Maintain high TTC grade

The recent policy to upgrade teacher training has come with challenges to students and colleges. The Ministry of Education and the Teachers Service Commission (TSC) set higher entry grades for diploma in teacher education that will eventually become the minimum qualification to teach at pre-primary, primary and secondary school levels.

But with the policy, implemented in 2021, few students have made the grade, leaving out thousands of others who would have wished to pursue a teaching career. Teacher training colleges (TTCs) are under-enrolled, making some stakeholders to call for the lowering of grades to qualify more students.

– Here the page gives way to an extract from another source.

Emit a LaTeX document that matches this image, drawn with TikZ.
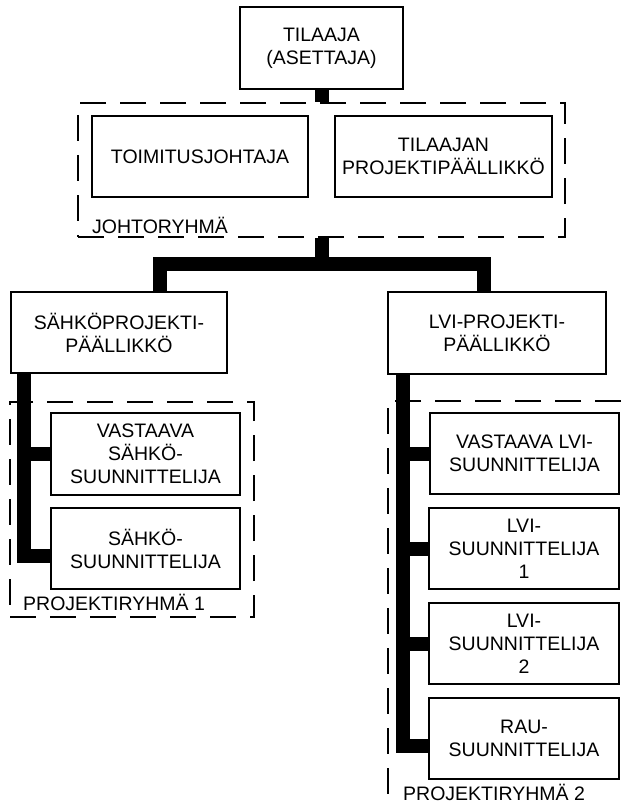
\documentclass[tikz,border=0pt]{standalone}
\usepackage{fontspec}
\setmainfont{Liberation Sans}
\begin{document}
\begin{tikzpicture}[x=1pt,y=-1pt,
  txt/.style={font=\fontsize{19.5}{23}\selectfont},
  box/.style={txt, draw, line width=1.8pt, rectangle, align=center, inner sep=0pt, fill=white},
  grp/.style={draw, line width=1.8pt, dash pattern=on 26pt off 14pt, inner sep=0pt},
  conn/.style={line width=14pt, line join=miter},
  lbl/.style={txt, anchor=base west, inner sep=0pt}]
\path[use as bounding box] (0,0) rectangle (625,805);
\clip (0,0) rectangle (625,805);
% groups
\node[grp, minimum width=487pt, minimum height=134pt] (johto) at (321.5,170) {};
\node[grp, minimum width=244pt, minimum height=215pt] (pr1) at (132,509.5) {};
\node[grp, minimum width=262pt, minimum height=429pt] (pr2) at (519,615.5) {};
\node[lbl] (ljohto) at (92,233) {JOHTORYHMÄ};
\node[lbl] (lpr1) at (23,610) {PROJEKTIRYHMÄ 1};
\node[lbl] (lpr2) at (403,800) {PROJEKTIRYHMÄ 2};
% boxes
\node[box, minimum width=163pt, minimum height=82pt] (tilaaja) at (321.5,48) {TILAAJA\\(ASETTAJA)};
\node[box, minimum width=216pt, minimum height=81pt] (toim) at (200,156.5) {TOIMITUSJOHTAJA};
\node[box, minimum width=217pt, minimum height=81pt] (tproj) at (443.5,156.5) {TILAAJAN\\PROJEKTIPÄÄLLIKKÖ};
\node[box, minimum width=216pt, minimum height=81pt] (sahkopp) at (119,332.5) {SÄHKÖPROJEKTI-\\PÄÄLLIKKÖ};
\node[box, minimum width=218pt, minimum height=82pt] (lvipp) at (497,333) {LVI-PROJEKTI-\\PÄÄLLIKKÖ};
\node[box, minimum width=189pt, minimum height=82pt] (vsahko) at (145.5,454) {VASTAAVA\\SÄHKÖ-\\SUUNNITTELIJA};
\node[box, minimum width=189pt, minimum height=81pt] (sahkos) at (145.5,548.5) {SÄHKÖ-\\SUUNNITTELIJA};
\node[box, minimum width=189pt, minimum height=81pt] (vlvi) at (524.5,453.5) {VASTAAVA LVI-\\SUUNNITTELIJA};
\node[box, minimum width=190pt, minimum height=81pt] (lvi1) at (524,548.5) {LVI-\\SUUNNITTELIJA\\1};
\node[box, minimum width=190pt, minimum height=81pt] (lvi2) at (524,643.5) {LVI-\\SUUNNITTELIJA\\2};
\node[box, minimum width=190pt, minimum height=81pt] (rau) at (524,738.5) {RAU-\\SUUNNITTELIJA};
% connector coordinates
\coordinate (bar) at (321.5,264);
\coordinate (lb) at (159.5,264);
\coordinate (rb) at (484,264);
\coordinate (lv) at (24,0);
\coordinate (rv) at (402.5,0);
% connectors
\draw[conn] (tilaaja.south) -- (johto.north);
\draw[conn] (johto.south) -- (bar);
\draw[conn] (lb |- sahkopp.north) -- (lb) -- (rb) -- (rb |- lvipp.north);
\draw[conn] (lv |- sahkopp.south) -- ([yshift=-7pt]lv |- sahkos.west) -- ([yshift=-7pt]sahkos.west);
\draw[conn] (lv |- vsahko.west) -- (vsahko.west);
\draw[conn] (rv |- lvipp.south) -- ([yshift=-7pt]rv |- rau.west) -- ([yshift=-7pt]rau.west);
\draw[conn] (rv |- vlvi.west) -- (vlvi.west);
\draw[conn] (rv |- lvi1.west) -- (lvi1.west);
\draw[conn] (rv |- lvi2.west) -- (lvi2.west);
\end{tikzpicture}
\end{document}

If the government gives in to such demands, however, it will roll back the original purpose of having better-trained teachers, in tandem with global trends and best practice. It is in the interest of all that we have highly qualified teachers to shepherd the young ones into a future that is full of complex technological advancements and innovations.

Lowering TTC entry grades will not achieve that. Instead, the government should look for ways of making teaching attractive to the youth and not one for those who don’t qualify for other professions. It also should come up with ways of taking care of the interests of unemployed teachers holding the certificate in teacher education (P1), which is being phased out.

Such teachers will be hugely disadvantaged competing with diploma holders for jobs. As such, there is a need to upgrade their skills through extra training, at a fair cost, to bring them to the diploma level. This is crucial, considering the many misgivings about the implementation of the competency-based curriculum (CBC). Teachers have not escaped blame, where many feel that they lack proper pedagogical skills for CBC.

It is the objective and expectation of all that better-trained teachers will bring better delivery of content in the classroom.